What You'll Need
If you're still throwing kitchen scraps in the trash, stop. As a gardener, lots of what I grow never even makes it into the kitchen — it goes straight to the compost pile because it's the parts you don't eat. But even the good stuff you bring inside? Way too much of it ends up in a landfill.
Here are seven ways to use those scraps to make your garden grow better.
- Shovel
- 2-gallon bucket with lid (or irrigation valve box)
- Drill with ¼-inch bit
- Kitchen scraps
- Brown materials (shredded paper, cardboard, straw, wood chips)
- Optional: Bokashi bucket, countertop composter, chickens
1. Bury Them Directly
Grab a shovel, dig about a foot down, and bury your scraps. That's it. No breaking them down first, no fancy setup.
Last year we ran an experiment where we planted tomatoes over six different types of buried food scraps. They all worked, some better than others. The secret? The finer you chop the scraps before burying them, and the longer you let them break down before planting, the better. You're giving bacteria, fungi, and insects time to turn that stuff into food your plants can actually use.
2. Build a Worm Tower
Worms are composting machines. If you don't want a whole compost bin, try a worm tower — it's just a container buried in the ground that you drop scraps into.
Two options:
Option A: Buy an irrigation valve box from any hardware store. It has a built-in lid. Bury it, add scraps, done. The downside is the open bottom — soil can work its way up and clog things.
Option B: Get a 2-gallon bucket and drill ¼-inch holes all over it. This gives worms more entry points, and the solid bottom keeps soil out. Drill one slightly bigger hole on the bottom for drainage. Make sure it has a lid so the worms don't cook in the sun.
Bury it in your garden, layer in browns (shredded paper, cardboard, straw) and food scraps, and the worms do the rest. They eat the scraps, crawl through your garden beds, and leave fertilizer everywhere.
3. Use a Countertop Composter
If you live in an apartment or don't have outdoor space, an electric countertop composter like the Lomi works. It dries and grinds scraps into a fine powder you can add to soil. It breaks down fast — think of it as hyper-speeding up the burying method from tip #1.
These can get pricey, and they don't handle huge volumes well. But for daily kitchen scraps from a small household? They're handy.
4. Try Bokashi Fermentation
This one's different — it's fermentation, not composting. But it handles anything: meat, cheese, dairy, pasta. All of it.
Bokashi is anaerobic — no oxygen. You need an airtight bucket. Add your scraps, sprinkle on the Bokashi bran (that's where the bacteria live), and press everything down with the lid. Leave it for two weeks.

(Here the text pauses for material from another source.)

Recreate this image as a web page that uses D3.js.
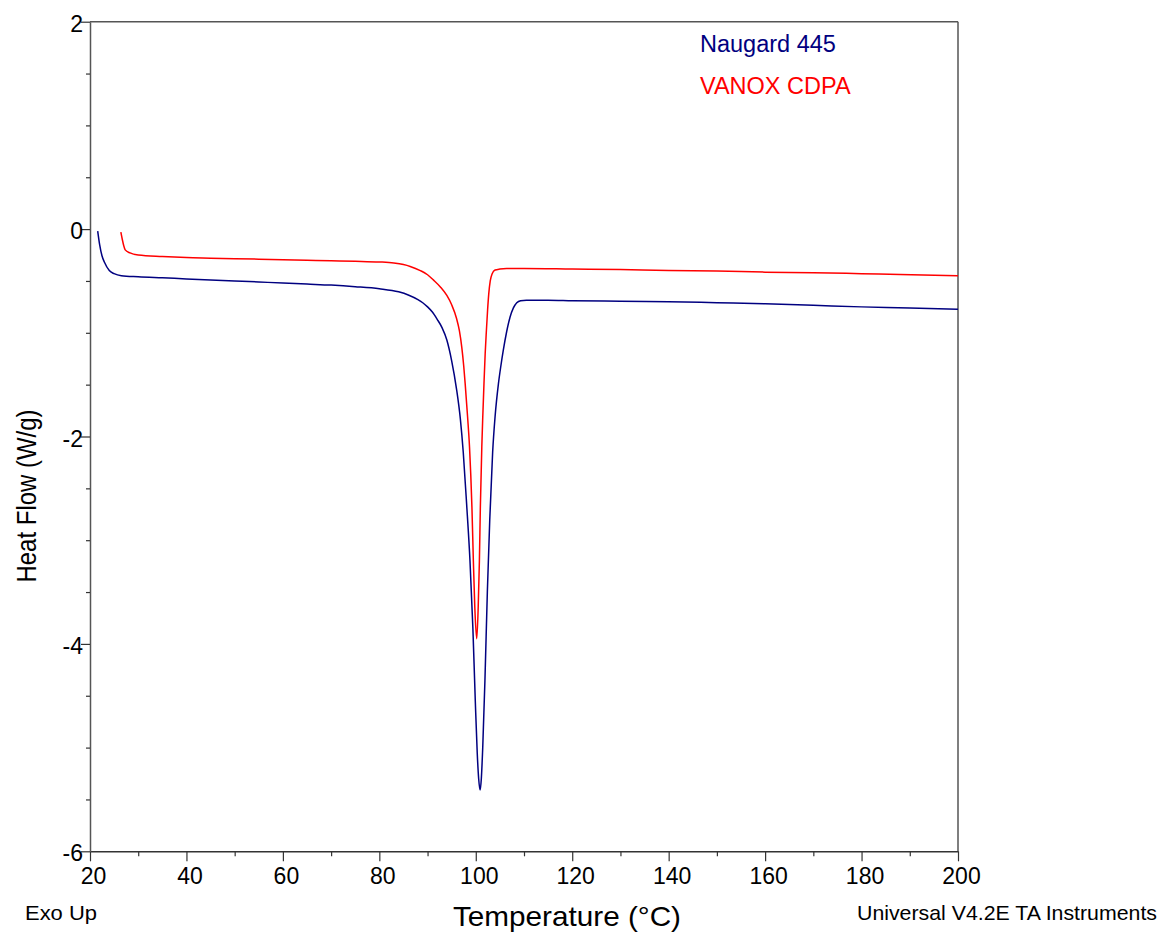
<!DOCTYPE html>
<html>
<head>
<meta charset="utf-8">
<script src="https://cdn.jsdelivr.net/npm/d3@7"></script>
<style>
  html, body { margin: 0; padding: 0; background: #fff; }
  svg { display: block; font-family: "Liberation Sans", Arial, sans-serif; }
</style>
</head>
<body>
<svg id="chart" width="1169" height="938"></svg>
<script>
// ---- Data ----
const seriesNames = ["Naugard 445", "VANOX CDPA"];
const seriesColors = ["#000080", "#ff0000"];

const naugardT = [21.6, 22.0, 22.5, 23.0, 24.0, 25.0, 26.5, 30, 35, 40, 45, 50, 55, 60, 65, 70, 75, 80, 84, 86, 88, 89, 90, 91, 92, 93, 94, 95, 96, 96.8, 97.4, 98.1, 98.8, 99.4, 99.9, 100.3, 100.6, 100.9, 101.15, 101.45, 101.9, 102.4, 102.9, 103.5, 104.0, 104.7, 105.2, 105.7, 106.4, 107.1, 107.8, 108.5, 109.3, 110.5, 115, 120, 130, 140, 150, 160, 170, 180, 190, 200];
const naugardHF = [-0.02, -0.15, -0.26, -0.32, -0.40, -0.43, -0.45, -0.46, -0.47, -0.48, -0.49, -0.50, -0.51, -0.52, -0.53, -0.54, -0.555, -0.575, -0.605, -0.635, -0.68, -0.71, -0.75, -0.80, -0.87, -0.95, -1.07, -1.27, -1.54, -1.83, -2.15, -2.65, -3.20, -3.85, -4.55, -5.05, -5.30, -5.41, -5.30, -4.99, -4.35, -3.50, -2.80, -2.15, -1.81, -1.49, -1.32, -1.17, -0.99, -0.85, -0.76, -0.71, -0.69, -0.685, -0.685, -0.69, -0.695, -0.70, -0.71, -0.72, -0.735, -0.75, -0.76, -0.774];

const vanoxT = [26.4, 26.7, 27.0, 27.3, 28.3, 30, 35, 40, 45, 50, 55, 60, 65, 70, 75, 80, 83, 85, 86.4, 88.5, 90, 91.2, 92.7, 94.0, 95.0, 96.0, 96.6, 97.1, 97.5, 97.8, 98.3, 98.7, 99.2, 99.5, 99.8, 100.2, 100.5, 100.75, 100.95, 101.25, 101.45, 101.7, 101.95, 102.2, 102.45, 102.7, 103.0, 103.4, 104.0, 105.0, 106.4, 110, 120, 130, 140, 150, 160, 170, 180, 188, 200];
const vanoxHF = [-0.03, -0.10, -0.16, -0.20, -0.23, -0.25, -0.265, -0.275, -0.28, -0.285, -0.29, -0.295, -0.30, -0.305, -0.31, -0.317, -0.327, -0.342, -0.36, -0.40, -0.44, -0.49, -0.56, -0.64, -0.73, -0.86, -0.98, -1.14, -1.32, -1.49, -1.81, -2.10, -2.68, -3.20, -3.65, -3.95, -3.65, -3.20, -2.68, -2.10, -1.81, -1.49, -1.20, -0.98, -0.78, -0.62, -0.50, -0.43, -0.395, -0.385, -0.38, -0.38, -0.385, -0.39, -0.40, -0.405, -0.415, -0.42, -0.43, -0.437, -0.45];

const xTickValues = [20, 40, 60, 80, 100, 120, 140, 160, 180, 200];
const xMinorTicks = [30, 50, 70, 90, 110, 130, 150, 170, 190];
const yTickValues = [2, 0, -2, -4, -6];
const yMinorTicks = [1.5, 1, 0.5, -0.5, -1, -1.5, -2.5, -3, -3.5, -4.5, -5, -5.5];

const xTitle = "Temperature (°C)";
const yTitle = "Heat Flow (W/g)";
const noteLeft = "Exo Up";
const noteRight = "Universal V4.2E TA Instruments";

// ---- Layout ----
const svg = d3.select("#chart");
const mLeft = 90, mRight = 958, mTop = 21.7, mBottom = 851.3;

const x = d3.scaleLinear().domain([20, 200]).range([mLeft, mRight]);
const y = d3.scaleLinear().domain([-6, 2]).range([mBottom, mTop]);

const axisColor = "#333";

// Frame (top + right)
svg.append("line").attr("x1", mLeft).attr("x2", mRight).attr("y1", mTop).attr("y2", mTop)
  .attr("stroke", "#555").attr("stroke-width", 1.5);
svg.append("line").attr("x1", mRight).attr("x2", mRight).attr("y1", mTop).attr("y2", mBottom)
  .attr("stroke", "#555").attr("stroke-width", 1.5);

// X axis
const xAxis = d3.axisBottom(x).tickValues(xTickValues).tickSize(10).tickSizeOuter(0).tickPadding(6);
const gx = svg.append("g").attr("transform", `translate(0,${mBottom})`).call(xAxis);
gx.select(".domain").attr("stroke", axisColor).attr("stroke-width", 1.5);
gx.selectAll(".tick line").attr("stroke", axisColor).attr("stroke-width", 1.2);
gx.selectAll(".tick text").attr("font-size", 23).attr("fill", "#000")
  .attr("font-family", "Liberation Sans, Arial, sans-serif").attr("dx", 3).attr("dy", "0.72em");
const gxm = svg.append("g").attr("transform", `translate(0,${mBottom})`)
  .call(d3.axisBottom(x).tickValues(xMinorTicks).tickSize(5).tickFormat(""));
gxm.select(".domain").remove();
gxm.selectAll(".tick line").attr("stroke", axisColor).attr("stroke-width", 1.2);

// Y axis
const yAxis = d3.axisLeft(y).tickValues(yTickValues).tickSize(9).tickSizeOuter(0).tickPadding(0)
  .tickFormat(d3.format("d"));
const gy = svg.append("g").attr("transform", `translate(${mLeft},0)`).call(yAxis);
gy.select(".domain").attr("stroke", "#555").attr("stroke-width", 1.5);
gy.selectAll(".tick line").attr("stroke", axisColor).attr("stroke-width", 1.2);
gy.selectAll(".tick text").attr("font-size", 23).attr("fill", "#000")
  .attr("font-family", "Liberation Sans, Arial, sans-serif").attr("x", -7).attr("dy", "0.42em")
  .text(d => d < 0 ? "-" + Math.abs(d) : d);
const gym = svg.append("g").attr("transform", `translate(${mLeft},0)`)
  .call(d3.axisLeft(y).tickValues(yMinorTicks).tickSize(4).tickFormat(""));
gym.select(".domain").remove();
gym.selectAll(".tick line").attr("stroke", axisColor).attr("stroke-width", 1.2);

// Curves
const lineGen = d3.line().x(d => x(d[0])).y(d => y(d[1])).curve(d3.curveMonotoneX);
const naugard = naugardT.map((t, i) => [t, naugardHF[i]]);
const vanox = vanoxT.map((t, i) => [t, vanoxHF[i]]);

svg.append("path").datum(vanox).attr("d", lineGen)
  .attr("fill", "none").attr("stroke", seriesColors[1]).attr("stroke-width", 1.5);
svg.append("path").datum(naugard).attr("d", lineGen)
  .attr("fill", "none").attr("stroke", seriesColors[0]).attr("stroke-width", 1.5);

// Legend
seriesNames.forEach((n, i) => {
  svg.append("text").attr("x", 700).attr("y", 52 + i * 42).attr("font-size", 23.5)
    .attr("fill", seriesColors[i]).text(n);
});

// Titles
svg.append("text").attr("x", 567).attr("y", 926).attr("text-anchor", "middle")
  .attr("font-size", 28).attr("textLength", 228).attr("lengthAdjust", "spacingAndGlyphs")
  .attr("fill", "#000").text(xTitle);
svg.append("text").attr("transform", "translate(36,496) rotate(-90)").attr("text-anchor", "middle")
  .attr("font-size", 28).attr("textLength", 173).attr("lengthAdjust", "spacingAndGlyphs")
  .attr("fill", "#000").text(yTitle);

svg.append("text").attr("x", 25).attr("y", 920).attr("font-size", 20)
  .attr("textLength", 72).attr("lengthAdjust", "spacingAndGlyphs").attr("fill", "#000").text(noteLeft);
svg.append("text").attr("x", 857).attr("y", 920).attr("font-size", 21)
  .attr("textLength", 300).attr("lengthAdjust", "spacingAndGlyphs").attr("fill", "#000").text(noteRight);
</script>
</body>
</html>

What comes out smells like pickles, not garbage. The scraps look mostly the same but they're pre-broken down and will decompose in your garden way faster than raw scraps. You can dig it in or add it to a compost pile.
Bonus: There's a tap at the bottom that drains "Bokashi tea" — dilute it and use it as liquid fertilizer.
5. Feed Chickens
If you have hens, kitchen scraps are gold. It adds variety to their diet and keeps them entertained. They'll eat most things and leave what they don't want.
The real win? Chickens convert scraps into eggs and manure. That manure, mixed with their bedding, gets cleaned out every few months and goes into your compost system. Chicken manure superheats a compost pile and breaks everything down faster.
6. Build a Compost Pile
The classic method. Get a bin system — I use two that are 3x3 feet, big enough to get hot. Layer green materials (kitchen scraps, garden trimmings) with brown materials (wood chips, dead leaves, cardboard). Keep adding until the pile is big enough to heat up.
Mine sits at 115°F right now, which is plenty hot for breaking down material fast. This is the best option if you have a big garden and generate a lot of waste.
7. Regrow Them
The best way to get rid of kitchen scraps? Don't get rid of them. Regrow them. Not everything regrows equally well, but some scraps will give you a second harvest with almost no effort.